Three of the four best seasons posted by a tight end in terms of receiving yards per game have come in the last two years, when the Chargers’ Antonio Gates (78.2 yards a game) had his 2010 season surpassed by the Patriots’ Gronkowski (82.9) and the Saints’ Graham (81.9) in 2011.  

The Cardinals will see the preeminent tight end team in the league Sunday when they visit New England. Gronkowski scored 18 touchdowns last year. Aaron Hernandez might be a Pro Bowler if he played for another team.

There’s a reason the Cardinals drafted Rob Housler in the third round in 2011, a tall, athletic tight end who in theory could create matchup nightmares of his own.

“It puts stress on the defense,” Cardinals coach Ken Whisenhunt said.

Patriots coach Bill Belichick has long been a proponent of the tight end, and for much of his New England tenure, the position has been a top receiving threat. The arrival of Randy Moss and Wes Welker shifted that a bit, but then Gronkowski and Hernandez arrived and the Pats became tight end-centric.

Gronkowski had 90 receptions for 1,327 yards last season, leading a tight end explosion throughout the league. Besides Gronkowski, Graham, Hernandez and Gates, a handful of others remain 1,000-yard threats in today’s NFL: San Francisco’s Vernon Davis, Green Bay’s Jermichael Finley, Atlanta’s Tony Gonzalez, Dallas’ Jason Witten and Washington’s Fred Davis.

“Those guys are involved in most every play – run, pass, pass patterns, protection,” Belichick said. “They are really a key in every play. If they are good players and if they are versatile and can do more than one thing, then it just makes it harder for the defense to defend when you can run behind them or throw to them or get them down the field, as well as in the shorter areas.

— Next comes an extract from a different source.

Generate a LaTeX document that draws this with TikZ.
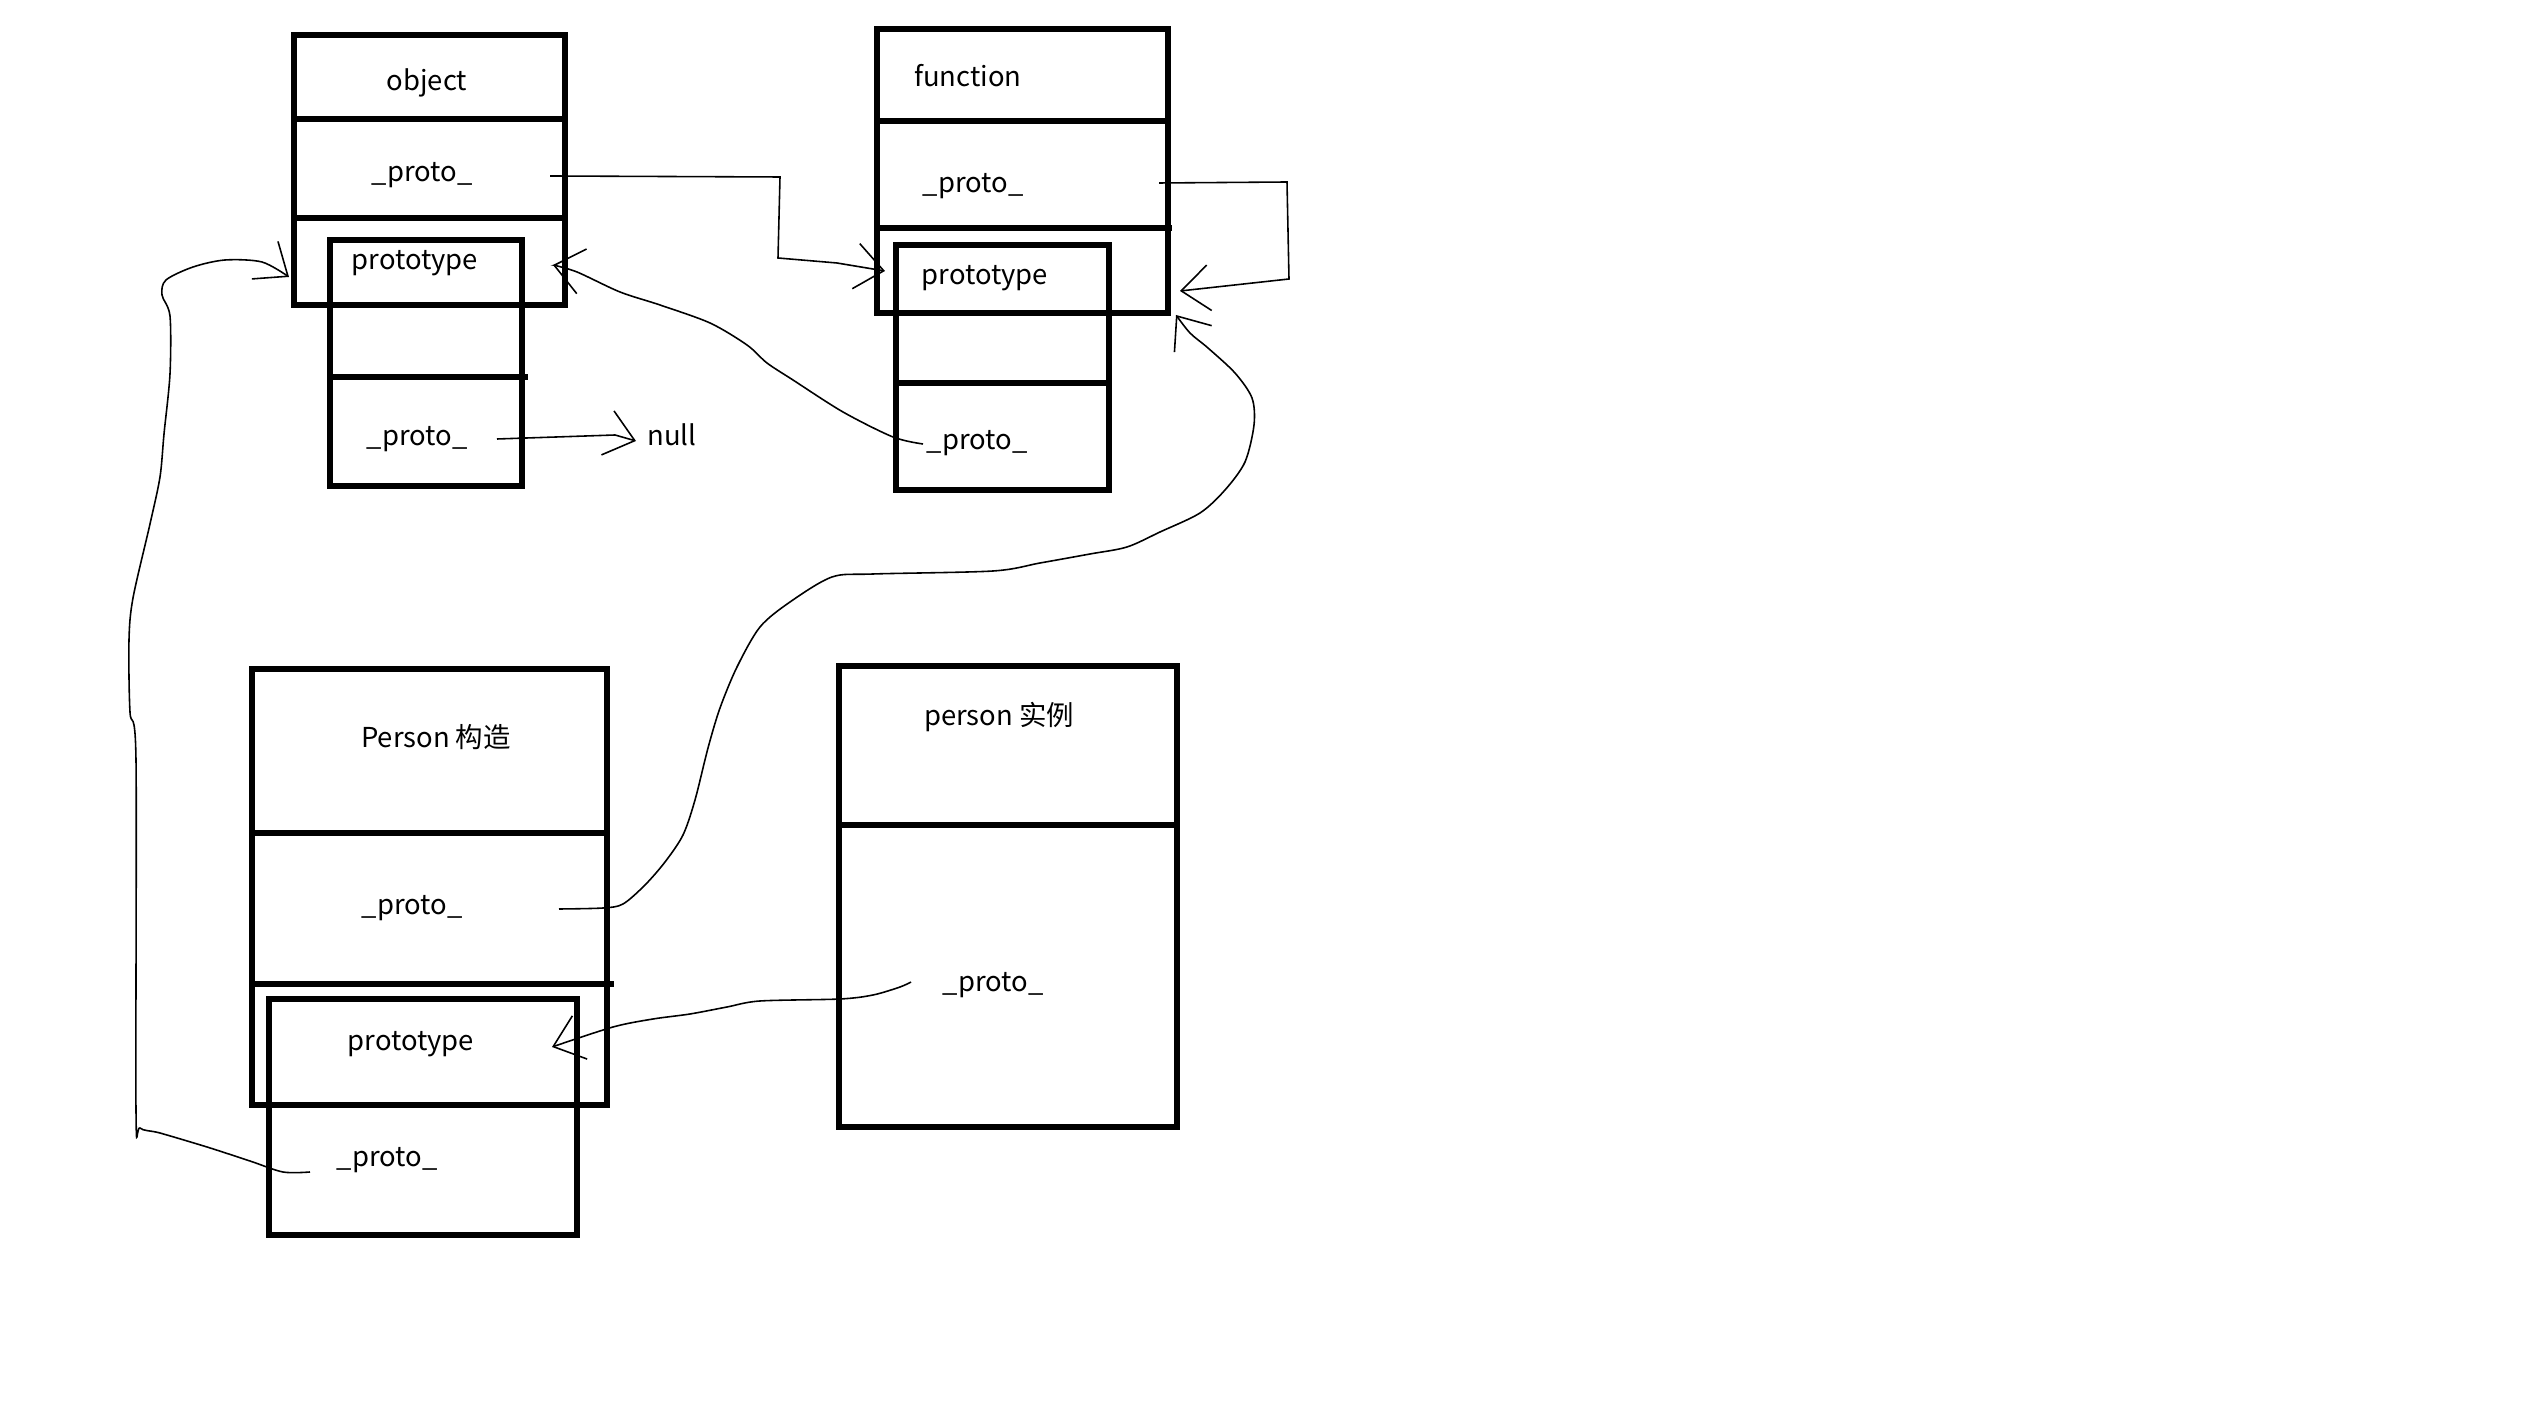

“A good, versatile tight end can present a lot of problems to the defense.”

Gronkowski doesn’t have much use discussing his amazing 2011 season – “Everything that happened last year doesn’t matter anymore,” he said – but the Patriots went right back to their tight ends in their season opener, with both Gronkowski and Hernandez catching touchdown passes (as did Graham for the Saints.)

“I feel like, absolutely, tight ends are more of athletes now,” Gronkowski said. “They can go out, run, and catch a ball and everything. It’s basically overall teams are looking for tight ends and they are coming out of college now ready to go.”

The Cardinals don’t use the tight end as much in their scheme – like Heap’s early days in Baltimore, scheme does make a difference – and Housler is still trying to find his niche. But on the Cardinals’ game-winning drive late in the season-opening win against Seattle, there was Heap making a couple of key catches, including the catch that gave the Cards a first-and-goal.

“You are seeing more of those (tight ends) ready to step in and play some of the positions like you see the tight ends for the Patriots play,” Whisenhunt said.